F-16US Department of Defense

Military forces from Jordan and the U.S. are drilling together in the Jordanian desert with 17 other nations in Exercise Eager Lion 2013 -- the third such military drill to take place in Jordan.

The 12-day war games, slated to end Thursday, was explained by a statement on the website of the U.S. Armed Forces Central Command as an opportunity to "promote cooperation and interoperability among participants," but appears clearly intended to send a warning to Jordan’s northern neighbor, Syria.

At least one or two Patriot anti-missile batteries was recently deployed by the U.S. along the Jordanian-Syrian border to defend the kingdom against spillover from the country’s savage civil war.
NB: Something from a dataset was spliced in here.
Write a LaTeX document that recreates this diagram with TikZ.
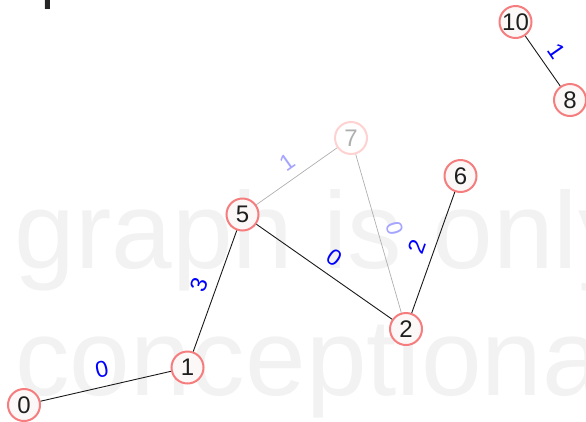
\documentclass[tikz,border=0pt]{standalone}
\usepackage{fontspec}
\setmainfont{Liberation Sans}
\definecolor{nodeline}{RGB}{245,125,125}
\definecolor{nodefill}{RGB}{253,248,248}
\definecolor{fadeline}{RGB}{255,210,210}
\definecolor{wmgray}{RGB}{242,242,242}
\definecolor{fadegray}{RGB}{175,175,175}
\definecolor{fadeblue}{RGB}{165,165,255}
\definecolor{edgeblue}{RGB}{0,0,255}
\begin{document}
\begin{tikzpicture}[x=1pt,y=-1pt,
  vert/.style={circle, draw=nodeline, fill=nodefill, line width=2pt, minimum size=32pt, inner sep=0pt, font=\fontsize{24}{24}\selectfont, text=black!88},
  fadedvert/.style={vert, draw=fadeline, fill=white, text=fadegray},
  link/.style={draw=black!90, line width=0.9pt},
  fadedlink/.style={draw=fadegray, line width=0.7pt},
  wlabel/.style={sloped, above, inner sep=8.5pt, font=\fontsize{23}{23}\selectfont, text=edgeblue},
  fadedlabel/.style={wlabel, text=fadeblue},
  wmark/.style={anchor=base west, inner sep=0pt, text=wmgray, font=\fontsize{109}{109}\selectfont}]
\useasboundingbox (0,0) rectangle (586,421);
\clip (0,0) rectangle (586,421);
% watermark
\node[wmark] (wm1) at (14.6,268) {graph is only};
\node[wmark] (wm2) at (15,395) {conceptional};
% cut-off title
\node[anchor=base west, inner sep=0pt, text=black!85, font=\fontsize{58}{58}\selectfont] (title) at (41,-3) {p};
% vertices
\node[vert] (n10) at (515.5,22) {10};
\node[vert] (n8) at (570,100) {8};
\node[fadedvert] (n7) at (351,138) {7};
\node[vert] (n6) at (460.5,176) {6};
\node[vert] (n5) at (242.5,214.5) {5};
\node[vert] (n2) at (406,329) {2};
\node[vert] (n1) at (187.5,367.5) {1};
\node[vert] (n0) at (24,405) {0};
% edges
\draw[fadedlink] (n5) -- node[fadedlabel] {1} (n7);
\draw[fadedlink] (n7) -- node[fadedlabel] {0} (n2);
\draw[link] (n0) -- node[wlabel] {0} (n1);
\draw[link] (n1) -- node[wlabel] {3} (n5);
\draw[link] (n5) -- node[wlabel] {0} (n2);
\draw[link] (n2) -- node[wlabel] {2} (n6);
\draw[link] (n10) -- node[wlabel] {1} (n8);
\end{tikzpicture}
\end{document}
A similar set of four such batteries were deployed by NATO along Turkey’s border with Syria in January for similar reasons.

Involving forces on land, sea and in the air, the exercises bring together 8,000 troops from a total of 19 European and Arab nations. All are engaged in learning counterinsurgency techniques, fighting terrorism, non-standard warfare methods and border security.
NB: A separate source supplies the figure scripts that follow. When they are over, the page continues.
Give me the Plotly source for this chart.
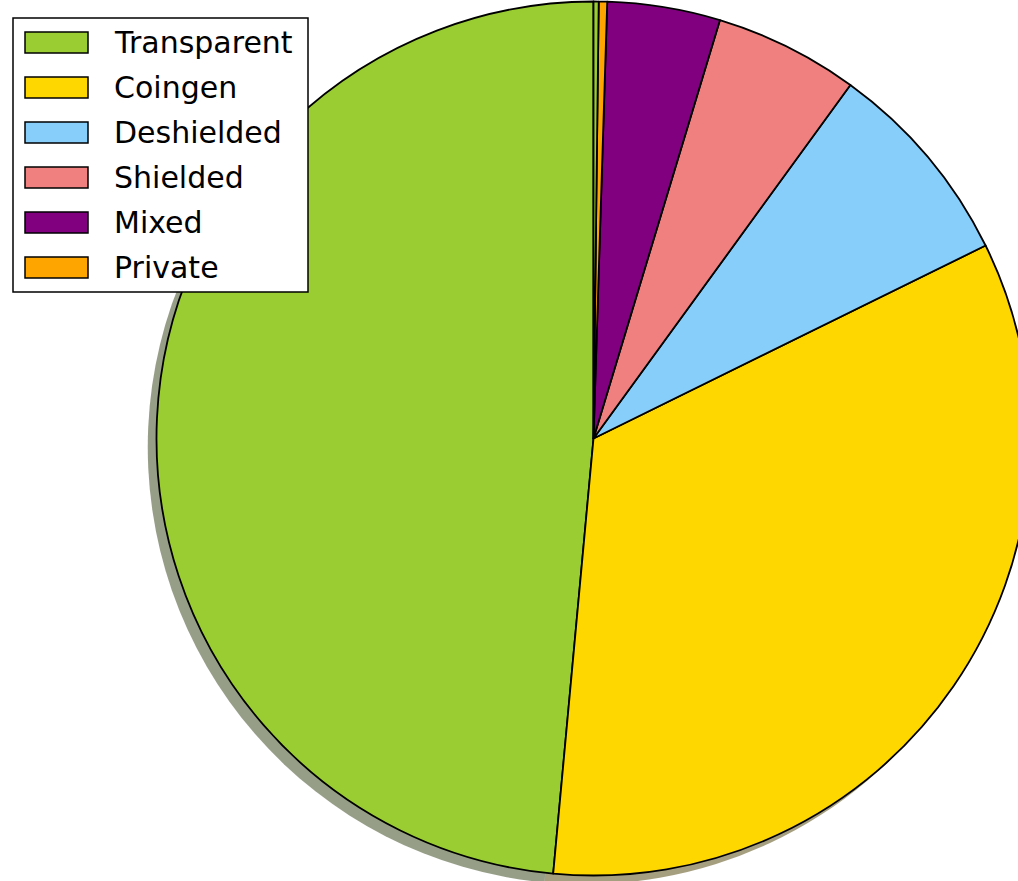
import plotly.graph_objects as go

# Transaction type shares (percent of all transactions)
categories = ["Transparent", "Coingen", "Deshielded", "Shielded", "Mixed", "Private", "Other"]
shares = [48.53, 33.75, 7.72, 5.33, 4.17, 0.31, 0.19]
legend_labels = ["Transparent", "Coingen", "Deshielded", "Shielded", "Mixed", "Private"]

colors = ["#9ACD32", "#FFD700", "#87CEFA", "#F08080", "#800080", "#FFA500", "#9ACD32"]

# Canvas size; the page viewport crops it to 1018x881
W, H = 1040, 890
VIEW_W, VIEW_H = 1018, 881


def fx(px):
    return px / W


def fy(py):
    return 1 - py / H


def shadow_rgba(hex_color):
    # darkened copy of the slice colour at half opacity
    r, g, b = (int(hex_color[i:i + 2], 16) for i in (1, 3, 5))
    return f"rgba({int(r * 0.3)},{int(g * 0.3)},{int(b * 0.3)},0.5)"


# Plotly's counterclockwise layout ends the first slice at `rotation`;
# shift it so the first slice starts at 12 o'clock and runs counterclockwise.
start_rotation = -360.0 * shares[0] / sum(shares)

cx, cy, rad = 593.5, 438.5, 437.0
shift = 0.02 * rad

fig = go.Figure()

# drop shadow underneath the pie
fig.add_trace(go.Pie(
    labels=categories, values=shares, sort=False, direction="counterclockwise",
    rotation=start_rotation, textinfo="none", hoverinfo="skip", showlegend=False,
    marker=dict(colors=[shadow_rgba(c) for c in colors], line=dict(width=0)),
    domain=dict(x=[fx(cx - shift - rad), fx(cx - shift + rad)],
                y=[fy(cy + shift + rad), fy(cy + shift - rad)]),
))

# main pie
fig.add_trace(go.Pie(
    labels=categories, values=shares, sort=False, direction="counterclockwise",
    rotation=start_rotation, textinfo="none", showlegend=False,
    marker=dict(colors=colors, line=dict(color="black", width=1.8)),
    domain=dict(x=[fx(cx - rad), fx(cx + rad)],
                y=[fy(cy + rad), fy(cy - rad)]),
))

# legend box drawn in the top-left corner
shapes = [dict(type="rect", xref="paper", yref="paper",
               x0=fx(13), x1=fx(308), y0=fy(292), y1=fy(18),
               line=dict(color="black", width=1.5), fillcolor="white", layer="above")]
annotations = []
for i, name in enumerate(legend_labels):
    yc = 42.5 + 45 * i
    shapes.append(dict(type="rect", xref="paper", yref="paper",
                       x0=fx(25), x1=fx(88), y0=fy(yc + 10.5), y1=fy(yc - 10.5),
                       line=dict(color="black", width=1.5), fillcolor=colors[i], layer="above"))
    annotations.append(dict(x=fx(112), y=fy(yc), xref="paper", yref="paper",
                            text=name, showarrow=False, xanchor="left", yanchor="middle",
                            font=dict(family="DejaVu Sans", size=30, color="black")))

fig.update_layout(
    width=W, height=H,
    margin=dict(l=0, r=0, t=0, b=0),
    paper_bgcolor="white", plot_bgcolor="white",
    shapes=shapes, annotations=annotations,
)

post = (
    "var gd=document.getElementById('{plot_id}');"
    "var wrap=gd.parentElement;"
    f"wrap.style.width='{VIEW_W}px';wrap.style.height='{VIEW_H}px';wrap.style.overflow='hidden';"
    "document.body.style.margin='0';document.body.style.overflow='hidden';"
)
fig.write_html("out.html", post_script=post, config={"displayModeBar": False})
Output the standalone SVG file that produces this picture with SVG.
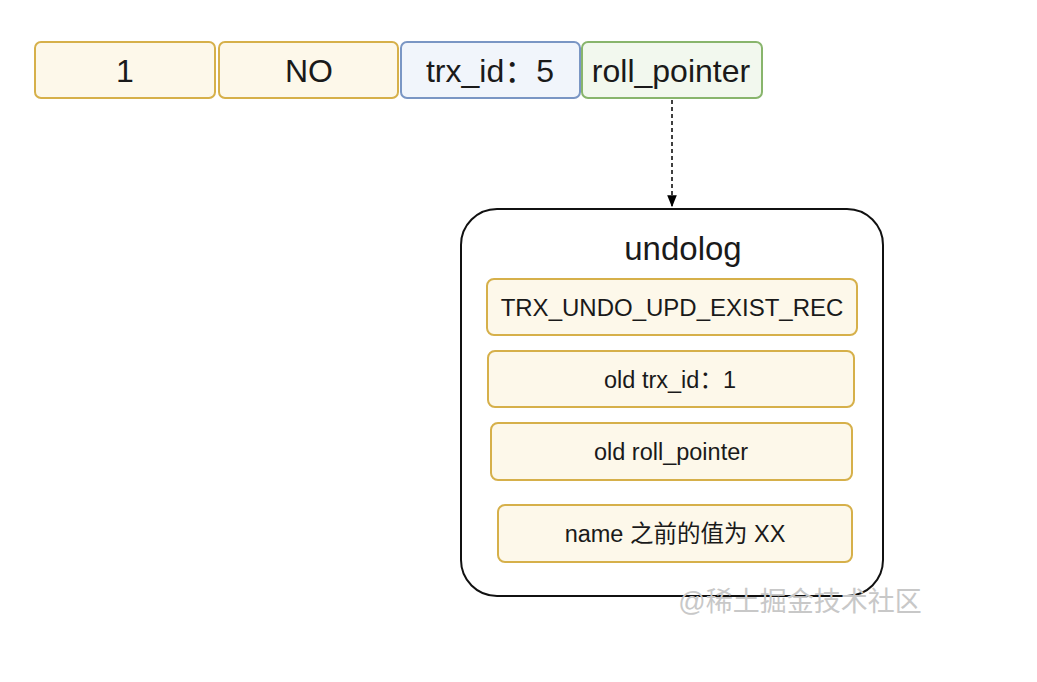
<svg xmlns="http://www.w3.org/2000/svg" width="1037" height="682" viewBox="0 0 1037 682">
<style>
text{font-family:"Liberation Sans",Arial,"Noto Sans CJK SC",sans-serif;fill:#1a1a1a;text-anchor:middle;dominant-baseline:central}
.y{fill:#fdf8ea;stroke:#d6b04a;stroke-width:2}
.b{fill:#f1f5fb;stroke:#7a96c4;stroke-width:2}
.g{fill:#f2f8ee;stroke:#88b56c;stroke-width:2}
.big{font-size:32px}
.mid{font-size:24px}
.sm{font-size:23.5px}
</style>
<defs>
<marker id="ah" viewBox="0 0 10 10" refX="9" refY="5" markerWidth="8" markerHeight="8" orient="auto">
<path d="M0,1 L10,5 L0,9 Z" fill="#000"/>
</marker>
</defs>
<rect width="1037" height="682" fill="#fff"/>
<g id="connectors">
<line x1="672" y1="100" x2="672" y2="206" stroke="#000" stroke-width="1.5" stroke-dasharray="4,3" marker-end="url(#ah)"/>
</g>
<g id="n-1"><rect class="y" x="35" y="42" width="180" height="56" rx="6"/><text class="big" x="125" y="71">1</text></g>
<g id="n-no"><rect class="y" x="219" y="42" width="179" height="56" rx="6"/><text class="big" x="309" y="71">NO</text></g>
<g id="n-trx"><rect class="b" x="401" y="42" width="179" height="56" rx="6"/><text class="big" x="490" y="71">trx_id：5</text></g>
<g id="n-roll"><rect class="g" x="582" y="42" width="180" height="56" rx="6"/><text class="big" x="671" y="71">roll_pointer</text></g>
<g id="undolog">
<rect x="461" y="209" width="422" height="387" rx="36" fill="#fff" stroke="#111" stroke-width="2"/>
<text x="683" y="248" style="font-size:33px">undolog</text>
</g>
<g id="u-type"><rect class="y" x="487" y="279" width="370" height="56" rx="7"/><text class="mid" x="672" y="307">TRX_UNDO_UPD_EXIST_REC</text></g>
<g id="u-trx"><rect class="y" x="488" y="351" width="366" height="56" rx="7"/><text class="sm" x="670" y="380">old trx_id：1</text></g>
<g id="u-roll"><rect class="y" x="491" y="423" width="361" height="57" rx="7"/><text class="sm" x="671" y="452">old roll_pointer</text></g>
<g id="u-name"><rect class="y" x="498" y="505" width="354" height="57" rx="7"/><text class="sm" x="675" y="534">name 之前的值为 XX</text></g>
<text x="800" y="602" style="font-size:27px;fill:#c8c8c8">@稀土掘金技术社区</text>
</svg>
Among the participants are also 7,000 civilian workers from humanitarian non-governmental organizations such as the International Committee of the Red Cross (ICRC).

The drill is designed to build the capability to cooperate and interoperate between the participating forces, build functional capacity, practice crisis management and enhance readiness, according to a statement by the U.S. Armed Forces.

A paratroop drill earlier this week described as a "friendship jump" by the U.S. Central Command public affairs department "was designed to help U.S. paratroopers "learn how they conduct an airborne operation."

U.S. Army Maj. Ryan Schloesser, civil affairs planning chief, 96th Civil Affairs Battalion (Airborne) said the jump was also "a good opportunity for them to watch us conduct an airborne operation."

Jordanian Chief Warrant Officer Firas Domi, command sergeant major of the Jordanian special operations forces commented, "We learn a lot from them – and sometimes we teach them something."